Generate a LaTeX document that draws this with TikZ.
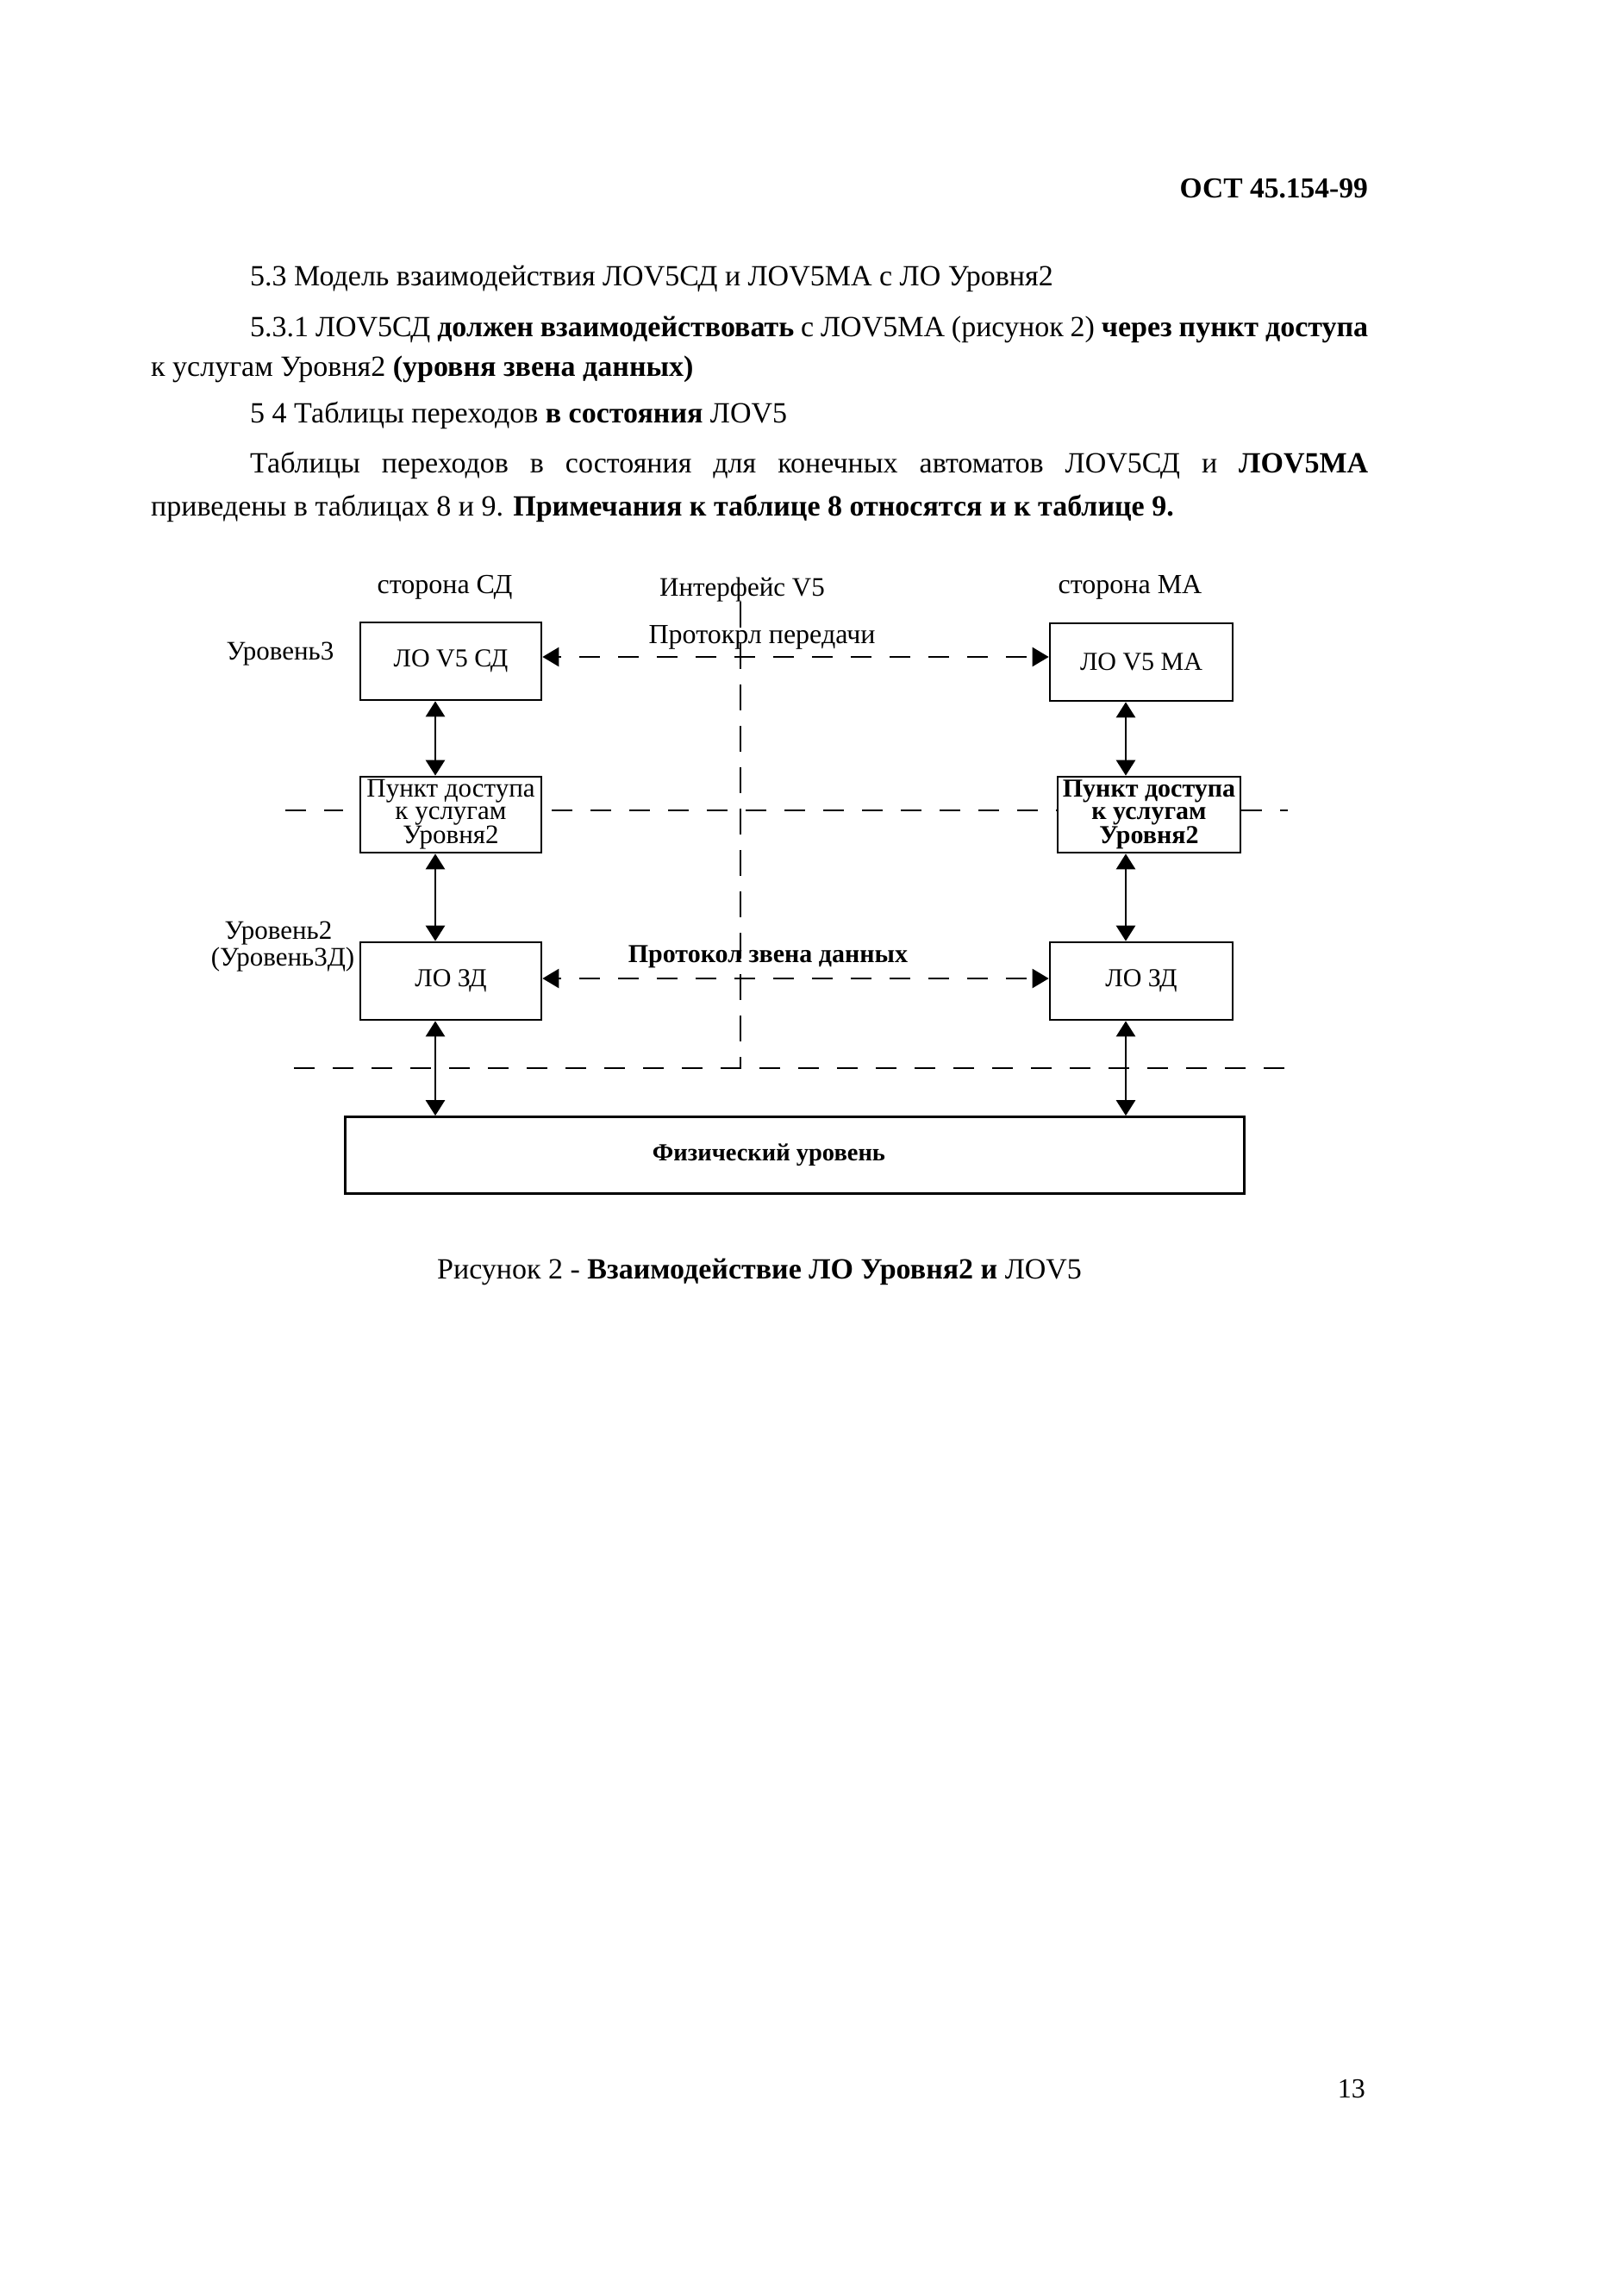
\documentclass[tikz,border=0pt]{standalone}
\usepackage{fontspec}
\setmainfont{Liberation Serif}
\usetikzlibrary{arrows.meta}
\begin{document}
\begin{tikzpicture}[x=1pt,y=-1pt,
  body/.style={anchor=base west, inner sep=0pt, font=\fontsize{34}{40}\selectfont},
  lbl/.style={inner sep=0pt, font=\fontsize{31}{31}\selectfont, align=center},
  box/.style={draw, line width=2.7pt, inner sep=0pt, minimum width=210pt, minimum height=88pt,
              font=\fontsize{30}{30}\selectfont, align=center},
  sapbox/.style={box, font=\fontsize{31}{26}\selectfont},
  dbl/.style={line width=2.7pt, {Triangle[length=18pt,width=22pt]}-{Triangle[length=18pt,width=22pt]}},
  proto/.style={line width=2.4pt, dash pattern=on 24pt off 21pt, dash phase=21pt, {Triangle[length=19pt,width=22pt]}-{Triangle[length=19pt,width=22pt]}},
  sep/.style={line width=2.4pt, dash pattern=on 24pt off 21pt},
  iface/.style={line width=2.4pt, dash pattern=on 30pt off 18pt}
]
\useasboundingbox (0,0) rectangle (1883,2632);

% header and text
\node[anchor=base east, inner sep=0pt, font=\fontsize{33.5}{38}\selectfont\bfseries] (hdr) at (1587,229) {ОСТ 45.154-99};
\node[body] (t1) at (290,331) {5.3 Модель взаимодействия ЛОV5СД и ЛОV5МА с ЛО Уровня2};
\node[body] (t2) at (290,390) {\makebox[1297pt][s]{5.3.1 ЛОV5СД \textbf{должен взаимодействовать} с ЛОV5МА (рисунок 2) \textbf{через пункт доступа}}};
\node[body] (t3) at (175,436) {к услугам Уровня2 \textbf{(уровня звена данных)}};
\node[body] (t4) at (290,490) {5 4 Таблицы переходов \textbf{в состояния} ЛОV5};
\node[body] (t5) at (290,548) {\makebox[1297pt][s]{Таблицы переходов в состояния для конечных автоматов ЛОV5СД и \textbf{ЛОV5МА}}};
\node[body] (t6) at (175,598) {приведены в таблицах 8 и 9. \textbf{Примечания к таблице 8 относятся и к таблице 9.}};

% column headings
\node[lbl, font=\fontsize{32}{32}\selectfont] (sdh) at (516,681) {сторона СД};
\node[lbl] (ifh) at (861,684) {Интерфейс V5};
\node[lbl, font=\fontsize{32}{32}\selectfont] (mah) at (1311,681) {сторона МА};

% level labels
\node[lbl] (lv3) at (325,759) {Уровень3};
\node[lbl] (lv2) at (323,1083) {Уровень2};
\node[lbl] (lv2b) at (328,1113) {(Уровень3Д)};

% boxes
\node[box, minimum height=90pt] (sd3) at (523,767) {ЛО V5 СД};
\node[box, minimum width=212pt, minimum height=90pt] (ma3) at (1324,768) {ЛО V5 МА};
\node[sapbox] (sdP) at (523,945) {Пункт доступа\\к услугам\\Уровня2};
\node[sapbox, minimum width=212pt, font=\fontsize{30}{26}\selectfont\bfseries] (maP) at (1333,945) {Пункт доступа\\к услугам\\Уровня2};
\node[box, minimum height=90pt] (sd2) at (523,1138) {ЛО ЗД};
\node[box, minimum width=212pt, minimum height=90pt] (ma2) at (1324,1138) {ЛО ЗД};
\node[draw, line width=2.7pt, inner sep=0pt, minimum width=1043pt, minimum height=89pt] (phys) at (922,1340) {};
\node[inner sep=0pt, font=\fontsize{28.5}{28.5}\selectfont\bfseries] (physt) at (892,1340) {Физический уровень};

% protocol labels
\node[lbl, font=\fontsize{32}{32}\selectfont] (p1) at (884,739) {Протокрл передачи};
\node[lbl, font=\fontsize{30}{30}\selectfont\bfseries] (p2) at (891,1110) {Протокол звена данных};

% axes
\coordinate (axl) at (505,0);
\coordinate (axr) at (1306,0);
\coordinate (ya) at (0,762);
\coordinate (yb) at (0,1135);
\coordinate (ym) at (0,940);
\coordinate (yl) at (0,1239);

% vertical arrows
\draw[dbl] (sd3.south -| axl) -- (sdP.north -| axl);
\draw[dbl] (sdP.south -| axl) -- (sd2.north -| axl);
\draw[dbl] (sd2.south -| axl) -- (phys.north -| axl);
\draw[dbl] (ma3.south -| axr) -- (maP.north -| axr);
\draw[dbl] (maP.south -| axr) -- (ma2.north -| axr);
\draw[dbl] (ma2.south -| axr) -- (phys.north -| axr);

% protocol arrows
\draw[proto] (sd3.east |- ya) -- (ma3.west |- ya);
\draw[proto] (sd2.east |- yb) -- (ma2.west |- yb);

% separators
\coordinate (m0) at (331,940);
\coordinate (m1) at (398,940);
\coordinate (m2) at (640,940);
\coordinate (m3) at (1494,940);
\draw[sep] (m0) -- (m1);
\draw[sep] (m2) -- (maP.west |- ym);
\draw[sep] (maP.east |- ym) -- (m3);
\coordinate (l0) at (341,1239);
\coordinate (l1) at (1508,1239);
\draw[sep] (l0) -- (l1);

% interface line
\coordinate (i0) at (859,698);
\coordinate (i1) at (859,1239);
\draw[iface] (i0) -- (i1);

% caption and page number
\node[anchor=base west, inner sep=0pt, font=\fontsize{34}{40}\selectfont] (cap) at (507,1483) {Рисунок 2 - \textbf{Взаимодействие ЛО Уровня2 и} ЛОV5};
\node[anchor=base east, inner sep=0pt, font=\fontsize{32}{36}\selectfont] (pg) at (1584,2433) {13};
\end{tikzpicture}
\end{document}
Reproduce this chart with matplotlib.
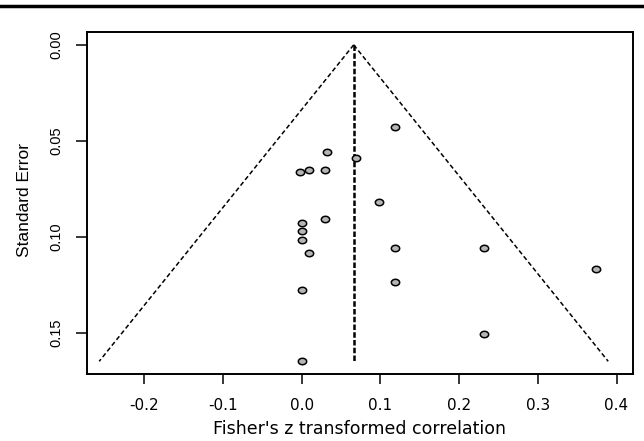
import numpy as np
import matplotlib
matplotlib.use("Agg")
import matplotlib.pyplot as plt
from matplotlib.lines import Line2D
from matplotlib.path import Path

plt.rcParams['font.family'] = ['Liberation Sans', 'DejaVu Sans']

# Study effects (Fisher's z) and their standard errors
z_vals = [0.118, 0.032, 0.0695, -0.002, 0.009, 0.030, 0.098, 0.000, 0.030, 0.000,
          0.000, 0.009, 0.118, 0.118, 0.000, 0.231, 0.374, 0.231, 0.000]
se_vals = [0.043, 0.0557, 0.059, 0.0665, 0.065, 0.065, 0.082, 0.093, 0.091, 0.097,
           0.1017, 0.1085, 0.1057, 0.1234, 0.128, 0.1057, 0.117, 0.151, 0.165]
pooled = 0.066
se_max = 0.165
xticks = [-0.2, -0.1, 0.0, 0.1, 0.2, 0.3, 0.4]
yticks = [0.00, 0.05, 0.10, 0.15]

fig = plt.figure(figsize=(6.44, 4.41), dpi=100)
ax = fig.add_axes([0.135, 0.152, 0.848, 0.775])

# funnel
se_line = np.array([0, se_max])
ax.plot(pooled - 1.96 * se_line, se_line, color='black', lw=1.1, ls=(0, (3, 1.8)))
ax.plot(pooled + 1.96 * se_line, se_line, color='black', lw=1.1, ls=(0, (3, 1.8)))
ax.plot([pooled, pooled], [0, se_max], color='black', lw=1.8, ls=(0, (2.2, 0.9)))

# slightly wide ellipse marker (picture is stretched horizontally)
t = np.linspace(0, 2 * np.pi, 40)
ell = Path(np.column_stack([1.3 * np.cos(t), np.sin(t)]), closed=True)
ax.scatter(z_vals, se_vals, s=36, marker=ell, facecolor='#b5b5b5', edgecolor='black',
           linewidth=1.1, zorder=3)

ax.set_xlim(-0.273, 0.421)
ax.set_ylim(0.1716, -0.0066)
ax.set_xticks(xticks)
ax.set_xticklabels([f"{t:.1f}" for t in xticks], family='DejaVu Sans', fontsize=11)
ax.set_yticks(yticks)
ax.set_yticklabels([f"{t:.2f}" for t in yticks], rotation=90, va='center', fontsize=10.5)

for s in ax.spines.values():
    s.set_linewidth(1.4)
ax.tick_params(axis='x', length=7, width=1.1, pad=10)
ax.tick_params(axis='y', length=8, width=1.1, pad=9)

ax.set_xlabel("Fisher's z transformed correlation", family='DejaVu Sans',
              fontsize=12.5, labelpad=5)
ax.set_ylabel("Standard Error", fontsize=12.5, va='center')
ax.yaxis.set_label_coords(-0.115, 0.51)

# thick rule at the top of the figure
fig.add_artist(Line2D([0, 1], [1 - 5.5 / 441, 1 - 5.5 / 441], color='black', lw=2.5))

fig.savefig("out.png", dpi=100)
+ + + + + + +
AIM:
From the opening line of the entries above to the line containing "(mah) at (1311,681)", please transcribe each line exactly, skipping every picture.

CORRECT ANSWER:
Generate a LaTeX document that draws this with TikZ.
\documentclass[tikz,border=0pt]{standalone}
\usepackage{fontspec}
\setmainfont{Liberation Serif}
\usetikzlibrary{arrows.meta}
\begin{document}
\begin{tikzpicture}[x=1pt,y=-1pt,
  body/.style={anchor=base west, inner sep=0pt, font=\fontsize{34}{40}\selectfont},
  lbl/.style={inner sep=0pt, font=\fontsize{31}{31}\selectfont, align=center},
  box/.style={draw, line width=2.7pt, inner sep=0pt, minimum width=210pt, minimum height=88pt,
              font=\fontsize{30}{30}\selectfont, align=center},
  sapbox/.style={box, font=\fontsize{31}{26}\selectfont},
  dbl/.style={line width=2.7pt, {Triangle[length=18pt,width=22pt]}-{Triangle[length=18pt,width=22pt]}},
  proto/.style={line width=2.4pt, dash pattern=on 24pt off 21pt, dash phase=21pt, {Triangle[length=19pt,width=22pt]}-{Triangle[length=19pt,width=22pt]}},
  sep/.style={line width=2.4pt, dash pattern=on 24pt off 21pt},
  iface/.style={line width=2.4pt, dash pattern=on 30pt off 18pt}
]
\useasboundingbox (0,0) rectangle (1883,2632);

% header and text
\node[anchor=base east, inner sep=0pt, font=\fontsize{33.5}{38}\selectfont\bfseries] (hdr) at (1587,229) {ОСТ 45.154-99};
\node[body] (t1) at (290,331) {5.3 Модель взаимодействия ЛОV5СД и ЛОV5МА с ЛО Уровня2};
\node[body] (t2) at (290,390) {\makebox[1297pt][s]{5.3.1 ЛОV5СД \textbf{должен взаимодействовать} с ЛОV5МА (рисунок 2) \textbf{через пункт доступа}}};
\node[body] (t3) at (175,436) {к услугам Уровня2 \textbf{(уровня звена данных)}};
\node[body] (t4) at (290,490) {5 4 Таблицы переходов \textbf{в состояния} ЛОV5};
\node[body] (t5) at (290,548) {\makebox[1297pt][s]{Таблицы переходов в состояния для конечных автоматов ЛОV5СД и \textbf{ЛОV5МА}}};
\node[body] (t6) at (175,598) {приведены в таблицах 8 и 9. \textbf{Примечания к таблице 8 относятся и к таблице 9.}};

% column headings
\node[lbl, font=\fontsize{32}{32}\selectfont] (sdh) at (516,681) {сторона СД};
\node[lbl] (ifh) at (861,684) {Интерфейс V5};
\node[lbl, font=\fontsize{32}{32}\selectfont] (mah) at (1311,681) {сторона МА};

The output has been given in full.